- Aim:
From the entries below, extract every line that includes the word "produces".

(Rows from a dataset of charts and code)
◆ ◆ ◆

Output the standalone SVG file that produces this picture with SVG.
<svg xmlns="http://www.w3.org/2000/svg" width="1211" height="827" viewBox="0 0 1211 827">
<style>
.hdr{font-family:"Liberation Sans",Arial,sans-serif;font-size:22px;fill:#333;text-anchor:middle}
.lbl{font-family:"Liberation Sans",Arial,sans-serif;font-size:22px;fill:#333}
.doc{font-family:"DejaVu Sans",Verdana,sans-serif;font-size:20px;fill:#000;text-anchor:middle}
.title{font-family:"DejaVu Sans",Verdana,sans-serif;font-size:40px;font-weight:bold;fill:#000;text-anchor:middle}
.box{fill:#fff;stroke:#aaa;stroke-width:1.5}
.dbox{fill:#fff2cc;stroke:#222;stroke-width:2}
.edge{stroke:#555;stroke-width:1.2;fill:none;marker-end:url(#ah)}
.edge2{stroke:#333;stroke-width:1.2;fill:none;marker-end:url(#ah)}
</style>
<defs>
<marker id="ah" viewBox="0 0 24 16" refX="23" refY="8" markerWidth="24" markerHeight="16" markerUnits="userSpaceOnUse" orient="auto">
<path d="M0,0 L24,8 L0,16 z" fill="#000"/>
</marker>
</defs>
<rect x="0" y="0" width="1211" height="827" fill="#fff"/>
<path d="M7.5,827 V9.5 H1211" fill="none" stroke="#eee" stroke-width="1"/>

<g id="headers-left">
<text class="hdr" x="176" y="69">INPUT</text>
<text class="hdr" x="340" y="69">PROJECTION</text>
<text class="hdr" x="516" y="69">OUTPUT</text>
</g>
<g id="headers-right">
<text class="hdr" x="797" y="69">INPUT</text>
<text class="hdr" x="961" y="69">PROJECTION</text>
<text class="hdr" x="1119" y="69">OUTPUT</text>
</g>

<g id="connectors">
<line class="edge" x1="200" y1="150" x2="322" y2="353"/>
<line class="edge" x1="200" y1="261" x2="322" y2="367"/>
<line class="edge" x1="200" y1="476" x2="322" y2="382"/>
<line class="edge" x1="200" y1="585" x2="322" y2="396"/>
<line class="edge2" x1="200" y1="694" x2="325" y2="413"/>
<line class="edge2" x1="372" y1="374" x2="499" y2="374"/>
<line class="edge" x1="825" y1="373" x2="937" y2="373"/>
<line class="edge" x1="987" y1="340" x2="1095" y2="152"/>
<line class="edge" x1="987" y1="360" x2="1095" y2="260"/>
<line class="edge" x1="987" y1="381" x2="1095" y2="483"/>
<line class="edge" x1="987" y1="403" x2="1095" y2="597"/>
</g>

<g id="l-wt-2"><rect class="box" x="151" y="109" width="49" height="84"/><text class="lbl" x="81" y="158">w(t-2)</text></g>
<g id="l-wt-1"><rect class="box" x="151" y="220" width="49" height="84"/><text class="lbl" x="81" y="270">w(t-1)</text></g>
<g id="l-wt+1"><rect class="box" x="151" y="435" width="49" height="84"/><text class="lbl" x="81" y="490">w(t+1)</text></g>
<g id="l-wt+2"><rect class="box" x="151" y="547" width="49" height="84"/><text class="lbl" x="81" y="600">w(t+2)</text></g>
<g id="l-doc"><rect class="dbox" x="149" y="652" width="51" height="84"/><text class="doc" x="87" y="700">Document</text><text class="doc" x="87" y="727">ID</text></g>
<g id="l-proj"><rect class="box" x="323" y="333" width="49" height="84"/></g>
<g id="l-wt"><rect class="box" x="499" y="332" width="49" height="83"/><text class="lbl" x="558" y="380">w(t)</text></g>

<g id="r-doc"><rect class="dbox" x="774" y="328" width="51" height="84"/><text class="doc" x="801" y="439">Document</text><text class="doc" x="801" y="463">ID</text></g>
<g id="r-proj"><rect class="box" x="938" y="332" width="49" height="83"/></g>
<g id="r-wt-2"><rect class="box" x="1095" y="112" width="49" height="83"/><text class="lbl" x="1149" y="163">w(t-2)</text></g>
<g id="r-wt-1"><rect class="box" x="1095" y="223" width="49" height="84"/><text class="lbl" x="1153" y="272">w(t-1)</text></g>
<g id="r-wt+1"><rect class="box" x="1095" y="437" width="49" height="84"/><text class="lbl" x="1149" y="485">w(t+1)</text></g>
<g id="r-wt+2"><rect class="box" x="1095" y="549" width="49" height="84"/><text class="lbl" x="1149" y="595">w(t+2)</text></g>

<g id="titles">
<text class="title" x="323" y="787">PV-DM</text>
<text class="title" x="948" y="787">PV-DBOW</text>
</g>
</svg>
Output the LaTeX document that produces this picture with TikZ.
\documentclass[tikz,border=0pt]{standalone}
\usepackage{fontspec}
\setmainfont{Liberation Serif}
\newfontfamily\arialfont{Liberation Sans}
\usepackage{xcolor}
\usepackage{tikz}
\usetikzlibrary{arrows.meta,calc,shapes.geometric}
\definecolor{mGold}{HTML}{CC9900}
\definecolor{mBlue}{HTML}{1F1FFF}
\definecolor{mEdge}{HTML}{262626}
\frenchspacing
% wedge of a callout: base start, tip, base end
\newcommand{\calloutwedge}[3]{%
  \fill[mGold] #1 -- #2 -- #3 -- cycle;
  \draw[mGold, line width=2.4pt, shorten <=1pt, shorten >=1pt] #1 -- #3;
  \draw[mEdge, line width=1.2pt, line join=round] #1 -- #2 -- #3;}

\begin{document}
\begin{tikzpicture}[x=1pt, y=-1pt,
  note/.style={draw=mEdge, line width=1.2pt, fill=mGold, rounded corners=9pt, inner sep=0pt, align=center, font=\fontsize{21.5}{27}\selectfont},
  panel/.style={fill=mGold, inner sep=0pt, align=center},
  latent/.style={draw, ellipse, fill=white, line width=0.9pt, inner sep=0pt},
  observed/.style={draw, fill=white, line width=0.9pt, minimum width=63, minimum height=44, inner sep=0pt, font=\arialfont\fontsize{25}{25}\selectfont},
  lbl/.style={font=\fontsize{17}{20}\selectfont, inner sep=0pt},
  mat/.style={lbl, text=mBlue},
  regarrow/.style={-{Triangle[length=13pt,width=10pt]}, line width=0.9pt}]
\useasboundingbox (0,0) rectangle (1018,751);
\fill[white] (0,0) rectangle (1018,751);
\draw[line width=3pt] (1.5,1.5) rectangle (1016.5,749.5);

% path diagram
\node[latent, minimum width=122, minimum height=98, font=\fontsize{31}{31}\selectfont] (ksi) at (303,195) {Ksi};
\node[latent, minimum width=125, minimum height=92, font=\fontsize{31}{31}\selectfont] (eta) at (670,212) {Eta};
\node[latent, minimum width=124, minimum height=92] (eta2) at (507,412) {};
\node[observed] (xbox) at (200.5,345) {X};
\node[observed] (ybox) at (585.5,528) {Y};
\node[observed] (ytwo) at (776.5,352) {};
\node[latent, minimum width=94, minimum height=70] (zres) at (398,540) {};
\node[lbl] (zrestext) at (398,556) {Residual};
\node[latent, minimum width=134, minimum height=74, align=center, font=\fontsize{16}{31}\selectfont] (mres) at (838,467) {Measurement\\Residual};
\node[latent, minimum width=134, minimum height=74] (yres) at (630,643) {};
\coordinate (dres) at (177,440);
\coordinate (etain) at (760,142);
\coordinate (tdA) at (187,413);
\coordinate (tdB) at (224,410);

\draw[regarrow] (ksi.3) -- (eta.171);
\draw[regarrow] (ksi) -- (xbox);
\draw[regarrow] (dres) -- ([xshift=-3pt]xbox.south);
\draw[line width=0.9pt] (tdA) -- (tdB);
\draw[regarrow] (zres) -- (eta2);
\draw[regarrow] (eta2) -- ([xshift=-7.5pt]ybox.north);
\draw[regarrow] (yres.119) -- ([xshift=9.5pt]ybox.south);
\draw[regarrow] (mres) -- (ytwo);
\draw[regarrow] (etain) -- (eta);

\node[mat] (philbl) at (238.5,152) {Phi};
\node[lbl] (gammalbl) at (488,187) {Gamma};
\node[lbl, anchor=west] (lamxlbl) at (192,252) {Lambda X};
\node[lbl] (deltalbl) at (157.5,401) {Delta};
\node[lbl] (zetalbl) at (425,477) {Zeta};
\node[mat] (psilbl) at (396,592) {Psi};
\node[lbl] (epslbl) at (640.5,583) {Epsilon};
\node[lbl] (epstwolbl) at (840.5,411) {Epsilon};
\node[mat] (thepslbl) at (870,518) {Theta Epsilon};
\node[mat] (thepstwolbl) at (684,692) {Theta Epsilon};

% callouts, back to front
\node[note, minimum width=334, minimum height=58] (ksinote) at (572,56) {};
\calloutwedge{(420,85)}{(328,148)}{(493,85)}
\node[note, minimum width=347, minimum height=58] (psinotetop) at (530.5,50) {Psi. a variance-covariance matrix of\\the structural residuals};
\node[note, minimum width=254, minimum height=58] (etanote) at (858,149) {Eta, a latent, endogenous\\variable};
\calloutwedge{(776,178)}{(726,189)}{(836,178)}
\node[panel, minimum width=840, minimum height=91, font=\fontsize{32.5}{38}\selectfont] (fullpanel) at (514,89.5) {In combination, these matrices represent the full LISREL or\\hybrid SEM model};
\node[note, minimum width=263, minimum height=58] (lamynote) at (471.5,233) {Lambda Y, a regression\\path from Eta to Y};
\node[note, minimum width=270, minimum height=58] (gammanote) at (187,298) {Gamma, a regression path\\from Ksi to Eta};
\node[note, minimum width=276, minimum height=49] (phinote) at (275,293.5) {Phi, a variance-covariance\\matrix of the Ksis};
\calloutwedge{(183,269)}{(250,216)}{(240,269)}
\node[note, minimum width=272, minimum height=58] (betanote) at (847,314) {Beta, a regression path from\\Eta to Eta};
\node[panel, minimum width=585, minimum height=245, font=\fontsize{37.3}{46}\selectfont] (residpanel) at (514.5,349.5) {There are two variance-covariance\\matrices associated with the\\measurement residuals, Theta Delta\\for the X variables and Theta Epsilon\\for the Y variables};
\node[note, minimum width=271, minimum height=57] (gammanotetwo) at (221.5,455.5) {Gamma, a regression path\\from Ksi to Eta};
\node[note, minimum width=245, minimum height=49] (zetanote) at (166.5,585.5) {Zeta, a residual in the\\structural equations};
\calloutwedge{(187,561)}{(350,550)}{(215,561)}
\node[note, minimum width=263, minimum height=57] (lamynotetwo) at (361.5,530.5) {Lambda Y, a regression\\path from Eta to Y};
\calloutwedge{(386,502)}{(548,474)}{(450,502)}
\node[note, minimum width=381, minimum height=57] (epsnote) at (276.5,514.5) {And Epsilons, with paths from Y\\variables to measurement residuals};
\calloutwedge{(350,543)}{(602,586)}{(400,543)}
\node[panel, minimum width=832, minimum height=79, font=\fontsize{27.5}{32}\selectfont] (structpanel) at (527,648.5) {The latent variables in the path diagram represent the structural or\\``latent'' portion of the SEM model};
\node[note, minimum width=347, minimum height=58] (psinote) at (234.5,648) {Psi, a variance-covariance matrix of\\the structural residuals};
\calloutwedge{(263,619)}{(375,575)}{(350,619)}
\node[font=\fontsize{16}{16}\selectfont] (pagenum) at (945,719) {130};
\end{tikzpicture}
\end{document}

◆ ◆ ◆

- Task result:
Output the standalone SVG file that produces this picture with SVG.
Output the LaTeX document that produces this picture with TikZ.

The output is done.